begin

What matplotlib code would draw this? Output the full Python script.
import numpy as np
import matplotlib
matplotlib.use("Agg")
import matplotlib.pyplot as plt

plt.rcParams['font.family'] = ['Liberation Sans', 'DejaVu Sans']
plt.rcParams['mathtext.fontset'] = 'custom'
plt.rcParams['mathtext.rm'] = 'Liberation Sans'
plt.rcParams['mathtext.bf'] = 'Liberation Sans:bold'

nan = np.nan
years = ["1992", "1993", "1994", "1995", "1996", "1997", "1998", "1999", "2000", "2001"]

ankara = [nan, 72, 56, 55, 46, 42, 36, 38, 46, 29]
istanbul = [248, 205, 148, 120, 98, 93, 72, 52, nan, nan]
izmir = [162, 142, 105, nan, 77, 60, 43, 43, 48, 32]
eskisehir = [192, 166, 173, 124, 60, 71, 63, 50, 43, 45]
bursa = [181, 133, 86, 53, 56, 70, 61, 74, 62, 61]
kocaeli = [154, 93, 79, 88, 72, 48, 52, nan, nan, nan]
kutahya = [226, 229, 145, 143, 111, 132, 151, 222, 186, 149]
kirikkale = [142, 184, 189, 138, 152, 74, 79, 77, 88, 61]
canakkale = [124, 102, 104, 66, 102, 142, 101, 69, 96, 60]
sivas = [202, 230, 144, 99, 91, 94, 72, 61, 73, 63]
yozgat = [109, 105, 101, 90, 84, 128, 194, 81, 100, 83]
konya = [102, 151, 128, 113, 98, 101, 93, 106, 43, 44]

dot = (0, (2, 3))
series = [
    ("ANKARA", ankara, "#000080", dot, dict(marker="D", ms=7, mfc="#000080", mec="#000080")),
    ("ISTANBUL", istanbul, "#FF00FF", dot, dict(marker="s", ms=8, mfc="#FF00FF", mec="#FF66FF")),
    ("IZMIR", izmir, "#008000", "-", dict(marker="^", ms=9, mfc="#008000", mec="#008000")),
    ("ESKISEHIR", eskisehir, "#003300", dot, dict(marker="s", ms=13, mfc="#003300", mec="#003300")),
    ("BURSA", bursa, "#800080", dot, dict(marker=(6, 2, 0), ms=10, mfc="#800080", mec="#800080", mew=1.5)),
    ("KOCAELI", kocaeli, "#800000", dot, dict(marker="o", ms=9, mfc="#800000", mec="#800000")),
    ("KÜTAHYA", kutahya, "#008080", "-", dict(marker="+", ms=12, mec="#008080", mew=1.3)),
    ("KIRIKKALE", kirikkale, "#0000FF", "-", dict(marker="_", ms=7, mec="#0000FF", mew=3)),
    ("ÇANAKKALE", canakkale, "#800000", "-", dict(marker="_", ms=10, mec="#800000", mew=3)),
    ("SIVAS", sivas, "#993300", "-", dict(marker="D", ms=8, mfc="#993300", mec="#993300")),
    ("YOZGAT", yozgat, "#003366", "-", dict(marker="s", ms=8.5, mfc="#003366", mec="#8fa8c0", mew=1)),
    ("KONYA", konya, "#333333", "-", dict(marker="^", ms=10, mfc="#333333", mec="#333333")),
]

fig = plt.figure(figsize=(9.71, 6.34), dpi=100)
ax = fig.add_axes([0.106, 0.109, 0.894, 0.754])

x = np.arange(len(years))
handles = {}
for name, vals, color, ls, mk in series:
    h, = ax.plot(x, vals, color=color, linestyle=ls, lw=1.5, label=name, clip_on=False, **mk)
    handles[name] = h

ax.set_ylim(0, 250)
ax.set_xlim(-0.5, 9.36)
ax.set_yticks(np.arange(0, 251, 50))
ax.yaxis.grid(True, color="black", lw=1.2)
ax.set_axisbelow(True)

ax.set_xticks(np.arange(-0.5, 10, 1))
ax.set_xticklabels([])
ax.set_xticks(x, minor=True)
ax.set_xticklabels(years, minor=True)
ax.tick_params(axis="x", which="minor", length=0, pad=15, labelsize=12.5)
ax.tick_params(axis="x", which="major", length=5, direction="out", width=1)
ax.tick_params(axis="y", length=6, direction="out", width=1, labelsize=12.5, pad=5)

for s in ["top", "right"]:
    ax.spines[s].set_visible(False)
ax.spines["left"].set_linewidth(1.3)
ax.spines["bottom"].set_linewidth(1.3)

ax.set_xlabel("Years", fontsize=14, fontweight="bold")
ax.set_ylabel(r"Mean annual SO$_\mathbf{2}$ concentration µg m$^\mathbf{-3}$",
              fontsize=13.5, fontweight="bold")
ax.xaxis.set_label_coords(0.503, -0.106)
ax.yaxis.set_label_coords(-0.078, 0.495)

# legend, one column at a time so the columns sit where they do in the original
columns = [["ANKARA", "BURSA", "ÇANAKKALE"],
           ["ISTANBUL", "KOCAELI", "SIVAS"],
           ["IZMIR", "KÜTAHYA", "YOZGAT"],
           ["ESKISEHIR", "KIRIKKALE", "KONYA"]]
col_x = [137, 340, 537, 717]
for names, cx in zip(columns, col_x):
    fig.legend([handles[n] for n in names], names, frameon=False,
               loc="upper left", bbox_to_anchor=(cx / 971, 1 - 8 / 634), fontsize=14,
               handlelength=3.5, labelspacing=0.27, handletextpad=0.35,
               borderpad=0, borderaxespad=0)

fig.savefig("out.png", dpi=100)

end
begin

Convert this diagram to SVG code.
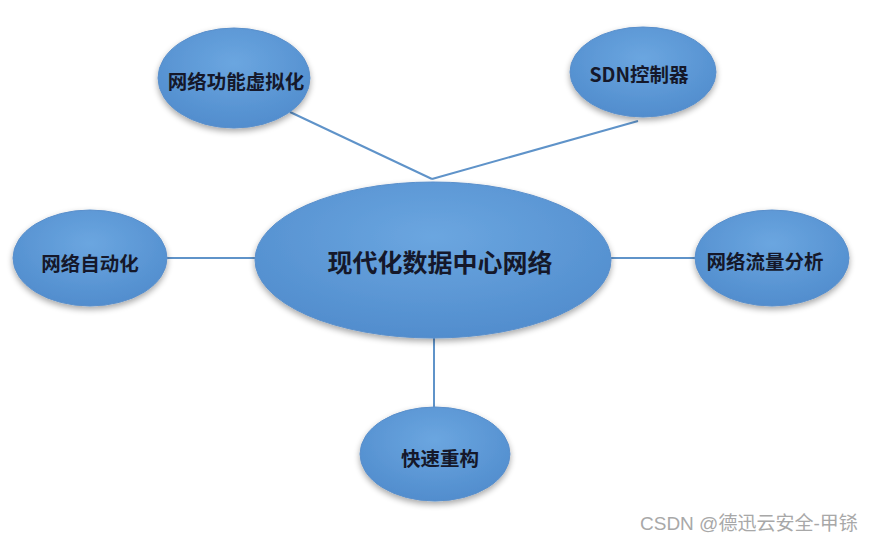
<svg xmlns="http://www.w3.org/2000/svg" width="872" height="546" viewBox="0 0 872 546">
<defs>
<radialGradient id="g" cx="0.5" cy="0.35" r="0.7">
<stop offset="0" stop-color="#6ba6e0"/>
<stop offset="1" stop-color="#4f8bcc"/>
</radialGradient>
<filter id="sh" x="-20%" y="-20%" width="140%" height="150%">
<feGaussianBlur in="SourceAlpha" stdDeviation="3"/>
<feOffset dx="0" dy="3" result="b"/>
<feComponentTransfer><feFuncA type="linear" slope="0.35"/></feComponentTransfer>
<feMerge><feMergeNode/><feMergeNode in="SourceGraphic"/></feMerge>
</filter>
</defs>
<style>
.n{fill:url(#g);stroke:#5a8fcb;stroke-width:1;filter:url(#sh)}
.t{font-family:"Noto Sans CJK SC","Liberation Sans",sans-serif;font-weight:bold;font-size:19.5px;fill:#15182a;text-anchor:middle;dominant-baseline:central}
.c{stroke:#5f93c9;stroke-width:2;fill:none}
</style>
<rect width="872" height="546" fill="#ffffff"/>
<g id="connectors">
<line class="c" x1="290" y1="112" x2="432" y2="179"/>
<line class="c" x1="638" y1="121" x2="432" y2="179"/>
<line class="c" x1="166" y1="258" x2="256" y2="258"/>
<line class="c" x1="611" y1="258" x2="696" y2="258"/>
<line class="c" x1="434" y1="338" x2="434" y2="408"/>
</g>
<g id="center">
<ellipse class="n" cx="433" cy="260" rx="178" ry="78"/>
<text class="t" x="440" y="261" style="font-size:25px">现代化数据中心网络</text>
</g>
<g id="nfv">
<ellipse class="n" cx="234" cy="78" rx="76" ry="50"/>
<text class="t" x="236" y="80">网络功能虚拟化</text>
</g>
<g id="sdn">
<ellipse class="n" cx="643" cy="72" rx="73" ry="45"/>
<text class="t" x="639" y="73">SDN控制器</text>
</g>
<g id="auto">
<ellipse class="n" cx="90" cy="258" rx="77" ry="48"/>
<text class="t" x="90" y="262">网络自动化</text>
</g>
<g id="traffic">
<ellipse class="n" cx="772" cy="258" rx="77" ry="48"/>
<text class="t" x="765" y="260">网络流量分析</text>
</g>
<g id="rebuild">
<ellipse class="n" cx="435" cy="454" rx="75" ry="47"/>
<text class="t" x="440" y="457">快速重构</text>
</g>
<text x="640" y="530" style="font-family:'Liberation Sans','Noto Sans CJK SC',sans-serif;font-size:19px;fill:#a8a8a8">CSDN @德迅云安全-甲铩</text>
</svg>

end

◆ THE REQUEST:
From the line with "What matplotlib code" through the line with "106, 43, 44]", repeat every line exactly, both ends included, and nothing outside that range.

◆ SOLUTION TO THE EXERCISE:
What matplotlib code would draw this? Output the full Python script.
import numpy as np
import matplotlib
matplotlib.use("Agg")
import matplotlib.pyplot as plt

plt.rcParams['font.family'] = ['Liberation Sans', 'DejaVu Sans']
plt.rcParams['mathtext.fontset'] = 'custom'
plt.rcParams['mathtext.rm'] = 'Liberation Sans'
plt.rcParams['mathtext.bf'] = 'Liberation Sans:bold'

nan = np.nan
years = ["1992", "1993", "1994", "1995", "1996", "1997", "1998", "1999", "2000", "2001"]

ankara = [nan, 72, 56, 55, 46, 42, 36, 38, 46, 29]
istanbul = [248, 205, 148, 120, 98, 93, 72, 52, nan, nan]
izmir = [162, 142, 105, nan, 77, 60, 43, 43, 48, 32]
eskisehir = [192, 166, 173, 124, 60, 71, 63, 50, 43, 45]
bursa = [181, 133, 86, 53, 56, 70, 61, 74, 62, 61]
kocaeli = [154, 93, 79, 88, 72, 48, 52, nan, nan, nan]
kutahya = [226, 229, 145, 143, 111, 132, 151, 222, 186, 149]
kirikkale = [142, 184, 189, 138, 152, 74, 79, 77, 88, 61]
canakkale = [124, 102, 104, 66, 102, 142, 101, 69, 96, 60]
sivas = [202, 230, 144, 99, 91, 94, 72, 61, 73, 63]
yozgat = [109, 105, 101, 90, 84, 128, 194, 81, 100, 83]
konya = [102, 151, 128, 113, 98, 101, 93, 106, 43, 44]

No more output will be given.